**SUPPLIED DATA**
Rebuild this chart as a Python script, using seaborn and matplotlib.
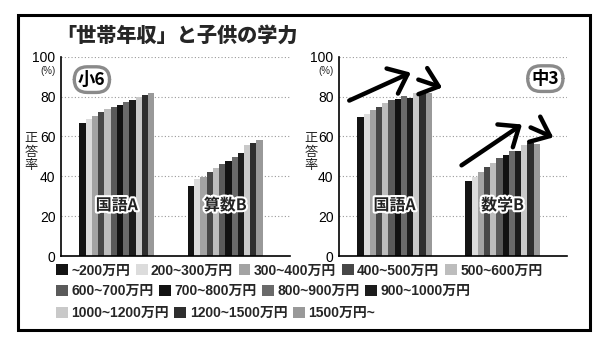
import matplotlib
matplotlib.use("Agg")
import matplotlib.pyplot as plt
import matplotlib.patheffects as pe
from matplotlib.patches import Rectangle
import seaborn as sns
import pandas as pd

# ---------------- data ----------------
income_labels = ["~200万円", "200~300万円", "300~400万円", "400~500万円", "500~600万円",
                 "600~700万円", "700~800万円", "800~900万円", "900~1000万円",
                 "1000~1200万円", "1200~1500万円", "1500万円~"]
colors = ["#141414", "#dcdcdc", "#a3a3a3", "#474747", "#bdbdbd", "#5a5a5a",
          "#121212", "#6a6a6a", "#1c1c1c", "#c9c9c9", "#2e2e2e", "#999999"]

sho6_subjects = ["国語A", "算数B"]
sho6_kokugo = [66.7, 68.9, 70.0, 72.5, 74.0, 74.8, 76.0, 77.2, 78.3, 79.6, 80.7, 81.7]
sho6_sansu = [35.2, 38.5, 39.5, 42.3, 44.3, 46.2, 47.5, 49.8, 51.5, 55.7, 56.5, 58.3]

chu3_subjects = ["国語A", "数学B"]
chu3_kokugo = [69.5, 71.2, 73.3, 74.8, 76.7, 78.2, 78.8, 80.3, 79.5, 81.7, 82.2, 81.8]
chu3_sugaku = [37.5, 39.8, 42.3, 44.5, 46.5, 49.0, 50.8, 52.8, 52.8, 55.5, 56.8, 56.0]

yticks = [0, 20, 40, 60, 80, 100]
title = "「世帯年収」と子供の学力"
ylabel = "正\n答\n率"

# ---------------- style ----------------
sns.set_theme(style="white")
plt.rcParams["font.family"] = ["Liberation Sans", "Noto Sans CJK JP", "DejaVu Sans"]

W, H = 600, 343
fig = plt.figure(figsize=(6.0, 3.43), dpi=100)


def fx(px):
    return px / W


def fy(py):
    return 1 - py / H


def make_df(subjects, a, b):
    rows = []
    for lab, v in zip(income_labels, a):
        rows.append({"subject": subjects[0], "income": lab, "value": v})
    for lab, v in zip(income_labels, b):
        rows.append({"subject": subjects[1], "income": lab, "value": v})
    return pd.DataFrame(rows)


panels = [
    dict(left=61, right=290, subjects=sho6_subjects, a=sho6_kokugo, b=sho6_sansu,
         badge="小6", badge_xy=(0.135, 0.885), ylab_x=31, pct_x=48),
    dict(left=339, right=567, subjects=chu3_subjects, a=chu3_kokugo, b=chu3_sugaku,
         badge="中3", badge_xy=(0.905, 0.89), ylab_x=311, pct_x=326),
]

axes = []
handles, labels = None, None
for i, p in enumerate(panels):
    ax = fig.add_axes([fx(p["left"]), fy(256), fx(p["right"] - p["left"]), (256 - 56.7) / H])
    axes.append(ax)
    df = make_df(p["subjects"], p["a"], p["b"])
    sns.barplot(data=df, x="subject", y="value", hue="income", hue_order=income_labels,
                palette=colors, width=0.69, errorbar=None, ax=ax, legend=(i == 0),
                saturation=1, linewidth=0)
    if i == 0:
        handles, labels = ax.get_legend_handles_labels()
        ax.get_legend().remove()
    ax.set_xlim(-0.515, 1.597)
    ax.set_ylim(0, 100)
    ax.set_yticks(yticks)
    ax.set_yticklabels([str(t) for t in yticks], fontsize=10)
    ax.tick_params(axis="y", length=0, pad=4, colors="black")
    ax.set_xticks([])
    ax.set_xlabel("")
    ax.set_ylabel("")
    for s in ["top", "right"]:
        ax.spines[s].set_visible(False)
    for s in ["left", "bottom"]:
        ax.spines[s].set_color("black")
        ax.spines[s].set_linewidth(1.2)
    ax.set_facecolor("white")
    for t in yticks[1:]:
        ax.axhline(t, color="#999999", lw=0.8, ls=(0, (1, 2)), zorder=0)
    # group labels
    for gx, name in enumerate(p["subjects"]):
        ax.text(gx, 25.5, name, ha="center", va="center", fontsize=11.5,
                fontweight="bold", color="#222222", family=["Noto Sans CJK JP"],
                path_effects=[pe.withStroke(linewidth=3, foreground="white")], zorder=5)
    # badge
    ax.text(p["badge_xy"][0], p["badge_xy"][1], p["badge"], transform=ax.transAxes,
            ha="center", va="center", fontsize=12.5, fontweight="bold", color="black",
            family=["Noto Sans CJK JP"],
            bbox=dict(boxstyle="round,pad=0.22,rounding_size=0.75", fc="white",
                      ec="#8a8a8a", lw=2.4), zorder=6)
    # y label and unit
    fig.text(fx(p["ylab_x"]), fy(152), ylabel, ha="center", va="center",
             fontsize=9.5, linespacing=1.05, family=["Noto Sans CJK JP"])
    fig.text(fx(p["pct_x"]), fy(71), "(%)", ha="center", va="center", fontsize=7)

# arrows on the right panel
axr = axes[1]
arrows = [((-0.42, 78.0), (0.15, 92.0)),
          ((0.22, 88.5), (0.44, 84.5)),
          ((0.62, 45.5), (1.18, 66.0)),
          ((1.26, 64.5), (1.47, 59.5))]
for (x0, y0), (x1, y1) in arrows:
    axr.annotate("", xy=(x1, y1), xytext=(x0, y0), xycoords="data", textcoords="data",
                 arrowprops=dict(arrowstyle="->,head_length=0.55,head_width=0.45",
                                 lw=3.2, color="black", mutation_scale=22,
                                 shrinkA=0, shrinkB=0), annotation_clip=False, zorder=7)

# title
fig.text(fx(56), fy(36), title, ha="left", va="center", fontsize=14.5, fontweight="black",
         family=["Noto Sans CJK JP"])

# legend rows
rows = [(0, 5, 270.5), (5, 9, 291), (9, 12, 313)]
for s, e, py in rows:
    leg = fig.legend(handles[s:e], labels[s:e], loc="center left",
                     bbox_to_anchor=(fx(56), fy(py)), ncol=e - s, frameon=False,
                     handlelength=0.85, handleheight=0.85, handletextpad=0.25,
                     columnspacing=0.4, borderaxespad=0, borderpad=0,
                     prop=dict(size=10, weight="bold",
                               family=["Liberation Sans", "Noto Sans CJK JP"]))
    for h in leg.legend_handles:
        h.set_linewidth(0)

# outer frame
fig.patches.append(Rectangle((fx(18), fy(330)), fx(572), (330 - 15) / H,
                             transform=fig.transFigure, fill=False, ec="black",
                             lw=2.2, zorder=10))

fig.savefig("out.png", dpi=100, facecolor="white")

**PROBLEM DESCRIPTION**
Return nothing but the lines running from the start of the data to the line with "import pandas as pd", please, both ends included and no pictures.

**EXPECTED ANSWER**
Rebuild this chart as a Python script, using seaborn and matplotlib.
import matplotlib
matplotlib.use("Agg")
import matplotlib.pyplot as plt
import matplotlib.patheffects as pe
from matplotlib.patches import Rectangle
import seaborn as sns
import pandas as pd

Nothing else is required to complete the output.